## start RECORDED INFORMATION

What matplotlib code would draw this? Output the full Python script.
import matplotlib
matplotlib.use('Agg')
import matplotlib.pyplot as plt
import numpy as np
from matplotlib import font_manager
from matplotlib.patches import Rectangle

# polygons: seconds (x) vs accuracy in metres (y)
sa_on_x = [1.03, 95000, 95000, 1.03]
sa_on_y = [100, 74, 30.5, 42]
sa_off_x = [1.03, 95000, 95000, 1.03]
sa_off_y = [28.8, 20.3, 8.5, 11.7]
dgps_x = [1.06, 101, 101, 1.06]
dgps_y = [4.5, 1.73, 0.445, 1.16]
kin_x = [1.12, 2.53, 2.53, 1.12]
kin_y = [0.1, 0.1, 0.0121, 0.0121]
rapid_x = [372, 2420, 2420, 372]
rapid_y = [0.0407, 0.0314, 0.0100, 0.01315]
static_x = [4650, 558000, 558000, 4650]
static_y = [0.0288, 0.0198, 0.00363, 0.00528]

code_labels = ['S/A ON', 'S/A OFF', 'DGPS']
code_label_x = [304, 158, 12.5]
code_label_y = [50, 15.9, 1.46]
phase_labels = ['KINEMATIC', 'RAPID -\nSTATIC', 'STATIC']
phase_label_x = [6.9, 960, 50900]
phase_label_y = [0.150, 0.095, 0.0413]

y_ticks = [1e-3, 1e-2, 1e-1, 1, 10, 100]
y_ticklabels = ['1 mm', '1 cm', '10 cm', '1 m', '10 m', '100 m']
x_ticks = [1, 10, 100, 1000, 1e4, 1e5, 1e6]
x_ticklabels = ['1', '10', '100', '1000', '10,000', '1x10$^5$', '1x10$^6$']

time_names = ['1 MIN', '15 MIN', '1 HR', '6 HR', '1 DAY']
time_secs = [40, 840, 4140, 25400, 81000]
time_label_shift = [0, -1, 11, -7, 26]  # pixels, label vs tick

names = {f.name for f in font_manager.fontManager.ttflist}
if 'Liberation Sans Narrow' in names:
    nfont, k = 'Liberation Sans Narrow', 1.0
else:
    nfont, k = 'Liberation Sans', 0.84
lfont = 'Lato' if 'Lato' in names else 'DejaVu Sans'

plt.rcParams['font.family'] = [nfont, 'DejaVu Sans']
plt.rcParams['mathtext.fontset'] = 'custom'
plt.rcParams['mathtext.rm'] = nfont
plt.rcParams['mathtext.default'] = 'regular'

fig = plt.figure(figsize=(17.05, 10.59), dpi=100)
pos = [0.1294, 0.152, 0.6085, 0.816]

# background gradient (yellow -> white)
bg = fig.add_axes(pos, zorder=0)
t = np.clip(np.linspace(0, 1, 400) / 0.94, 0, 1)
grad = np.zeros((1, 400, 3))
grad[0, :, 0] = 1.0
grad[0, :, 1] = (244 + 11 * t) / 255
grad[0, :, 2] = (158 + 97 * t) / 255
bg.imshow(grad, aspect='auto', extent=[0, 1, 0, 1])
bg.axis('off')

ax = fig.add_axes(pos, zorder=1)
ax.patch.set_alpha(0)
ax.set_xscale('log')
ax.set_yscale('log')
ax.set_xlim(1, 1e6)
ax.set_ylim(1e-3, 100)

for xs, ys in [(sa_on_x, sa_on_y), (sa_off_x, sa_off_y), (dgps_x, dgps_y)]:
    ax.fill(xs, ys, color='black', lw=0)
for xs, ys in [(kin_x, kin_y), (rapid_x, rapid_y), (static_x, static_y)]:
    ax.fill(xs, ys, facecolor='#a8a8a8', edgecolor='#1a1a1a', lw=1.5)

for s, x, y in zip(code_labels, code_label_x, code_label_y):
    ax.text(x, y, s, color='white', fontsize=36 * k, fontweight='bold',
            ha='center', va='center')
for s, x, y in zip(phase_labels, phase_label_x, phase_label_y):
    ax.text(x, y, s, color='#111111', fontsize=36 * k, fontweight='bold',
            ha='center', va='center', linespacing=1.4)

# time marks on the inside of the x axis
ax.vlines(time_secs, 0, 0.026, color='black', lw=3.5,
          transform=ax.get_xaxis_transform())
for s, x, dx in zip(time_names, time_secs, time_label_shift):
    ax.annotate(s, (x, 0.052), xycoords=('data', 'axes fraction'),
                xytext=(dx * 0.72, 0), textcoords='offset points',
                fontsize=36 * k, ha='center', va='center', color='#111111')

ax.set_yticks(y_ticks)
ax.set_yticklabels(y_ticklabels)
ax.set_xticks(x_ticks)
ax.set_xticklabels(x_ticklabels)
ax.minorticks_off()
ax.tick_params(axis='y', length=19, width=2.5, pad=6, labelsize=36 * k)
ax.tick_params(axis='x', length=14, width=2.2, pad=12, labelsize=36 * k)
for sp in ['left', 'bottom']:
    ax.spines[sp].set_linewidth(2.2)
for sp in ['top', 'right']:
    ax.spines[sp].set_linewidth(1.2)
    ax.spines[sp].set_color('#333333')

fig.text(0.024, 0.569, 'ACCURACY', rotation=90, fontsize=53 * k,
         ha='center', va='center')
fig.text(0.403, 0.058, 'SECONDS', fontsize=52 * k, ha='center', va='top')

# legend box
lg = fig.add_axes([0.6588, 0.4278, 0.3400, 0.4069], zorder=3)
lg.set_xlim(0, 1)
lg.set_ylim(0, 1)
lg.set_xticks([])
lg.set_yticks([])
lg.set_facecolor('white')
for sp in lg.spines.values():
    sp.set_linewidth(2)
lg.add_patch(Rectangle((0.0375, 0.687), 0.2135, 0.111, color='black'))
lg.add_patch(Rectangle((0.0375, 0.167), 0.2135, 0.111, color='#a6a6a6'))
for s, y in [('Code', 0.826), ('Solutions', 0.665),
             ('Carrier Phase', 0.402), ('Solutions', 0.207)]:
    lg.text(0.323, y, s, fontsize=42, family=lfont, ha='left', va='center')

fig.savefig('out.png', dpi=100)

## end RECORDED INFORMATION

Give the complete listing a second time, exactly as it reads.

■ FULL RESPONSE
What matplotlib code would draw this? Output the full Python script.
import matplotlib
matplotlib.use('Agg')
import matplotlib.pyplot as plt
import numpy as np
from matplotlib import font_manager
from matplotlib.patches import Rectangle

# polygons: seconds (x) vs accuracy in metres (y)
sa_on_x = [1.03, 95000, 95000, 1.03]
sa_on_y = [100, 74, 30.5, 42]
sa_off_x = [1.03, 95000, 95000, 1.03]
sa_off_y = [28.8, 20.3, 8.5, 11.7]
dgps_x = [1.06, 101, 101, 1.06]
dgps_y = [4.5, 1.73, 0.445, 1.16]
kin_x = [1.12, 2.53, 2.53, 1.12]
kin_y = [0.1, 0.1, 0.0121, 0.0121]
rapid_x = [372, 2420, 2420, 372]
rapid_y = [0.0407, 0.0314, 0.0100, 0.01315]
static_x = [4650, 558000, 558000, 4650]
static_y = [0.0288, 0.0198, 0.00363, 0.00528]

code_labels = ['S/A ON', 'S/A OFF', 'DGPS']
code_label_x = [304, 158, 12.5]
code_label_y = [50, 15.9, 1.46]
phase_labels = ['KINEMATIC', 'RAPID -\nSTATIC', 'STATIC']
phase_label_x = [6.9, 960, 50900]
phase_label_y = [0.150, 0.095, 0.0413]

y_ticks = [1e-3, 1e-2, 1e-1, 1, 10, 100]
y_ticklabels = ['1 mm', '1 cm', '10 cm', '1 m', '10 m', '100 m']
x_ticks = [1, 10, 100, 1000, 1e4, 1e5, 1e6]
x_ticklabels = ['1', '10', '100', '1000', '10,000', '1x10$^5$', '1x10$^6$']

time_names = ['1 MIN', '15 MIN', '1 HR', '6 HR', '1 DAY']
time_secs = [40, 840, 4140, 25400, 81000]
time_label_shift = [0, -1, 11, -7, 26]  # pixels, label vs tick

names = {f.name for f in font_manager.fontManager.ttflist}
if 'Liberation Sans Narrow' in names:
    nfont, k = 'Liberation Sans Narrow', 1.0
else:
    nfont, k = 'Liberation Sans', 0.84
lfont = 'Lato' if 'Lato' in names else 'DejaVu Sans'

plt.rcParams['font.family'] = [nfont, 'DejaVu Sans']
plt.rcParams['mathtext.fontset'] = 'custom'
plt.rcParams['mathtext.rm'] = nfont
plt.rcParams['mathtext.default'] = 'regular'

fig = plt.figure(figsize=(17.05, 10.59), dpi=100)
pos = [0.1294, 0.152, 0.6085, 0.816]

# background gradient (yellow -> white)
bg = fig.add_axes(pos, zorder=0)
t = np.clip(np.linspace(0, 1, 400) / 0.94, 0, 1)
grad = np.zeros((1, 400, 3))
grad[0, :, 0] = 1.0
grad[0, :, 1] = (244 + 11 * t) / 255
grad[0, :, 2] = (158 + 97 * t) / 255
bg.imshow(grad, aspect='auto', extent=[0, 1, 0, 1])
bg.axis('off')

ax = fig.add_axes(pos, zorder=1)
ax.patch.set_alpha(0)
ax.set_xscale('log')
ax.set_yscale('log')
ax.set_xlim(1, 1e6)
ax.set_ylim(1e-3, 100)

for xs, ys in [(sa_on_x, sa_on_y), (sa_off_x, sa_off_y), (dgps_x, dgps_y)]:
    ax.fill(xs, ys, color='black', lw=0)
for xs, ys in [(kin_x, kin_y), (rapid_x, rapid_y), (static_x, static_y)]:
    ax.fill(xs, ys, facecolor='#a8a8a8', edgecolor='#1a1a1a', lw=1.5)

for s, x, y in zip(code_labels, code_label_x, code_label_y):
    ax.text(x, y, s, color='white', fontsize=36 * k, fontweight='bold',
            ha='center', va='center')
for s, x, y in zip(phase_labels, phase_label_x, phase_label_y):
    ax.text(x, y, s, color='#111111', fontsize=36 * k, fontweight='bold',
            ha='center', va='center', linespacing=1.4)

# time marks on the inside of the x axis
ax.vlines(time_secs, 0, 0.026, color='black', lw=3.5,
          transform=ax.get_xaxis_transform())
for s, x, dx in zip(time_names, time_secs, time_label_shift):
    ax.annotate(s, (x, 0.052), xycoords=('data', 'axes fraction'),
                xytext=(dx * 0.72, 0), textcoords='offset points',
                fontsize=36 * k, ha='center', va='center', color='#111111')

ax.set_yticks(y_ticks)
ax.set_yticklabels(y_ticklabels)
ax.set_xticks(x_ticks)
ax.set_xticklabels(x_ticklabels)
ax.minorticks_off()
ax.tick_params(axis='y', length=19, width=2.5, pad=6, labelsize=36 * k)
ax.tick_params(axis='x', length=14, width=2.2, pad=12, labelsize=36 * k)
for sp in ['left', 'bottom']:
    ax.spines[sp].set_linewidth(2.2)
for sp in ['top', 'right']:
    ax.spines[sp].set_linewidth(1.2)
    ax.spines[sp].set_color('#333333')

fig.text(0.024, 0.569, 'ACCURACY', rotation=90, fontsize=53 * k,
         ha='center', va='center')
fig.text(0.403, 0.058, 'SECONDS', fontsize=52 * k, ha='center', va='top')

# legend box
lg = fig.add_axes([0.6588, 0.4278, 0.3400, 0.4069], zorder=3)
lg.set_xlim(0, 1)
lg.set_ylim(0, 1)
lg.set_xticks([])
lg.set_yticks([])
lg.set_facecolor('white')
for sp in lg.spines.values():
    sp.set_linewidth(2)
lg.add_patch(Rectangle((0.0375, 0.687), 0.2135, 0.111, color='black'))
lg.add_patch(Rectangle((0.0375, 0.167), 0.2135, 0.111, color='#a6a6a6'))
for s, y in [('Code', 0.826), ('Solutions', 0.665),
             ('Carrier Phase', 0.402), ('Solutions', 0.207)]:
    lg.text(0.323, y, s, fontsize=42, family=lfont, ha='left', va='center')

fig.savefig('out.png', dpi=100)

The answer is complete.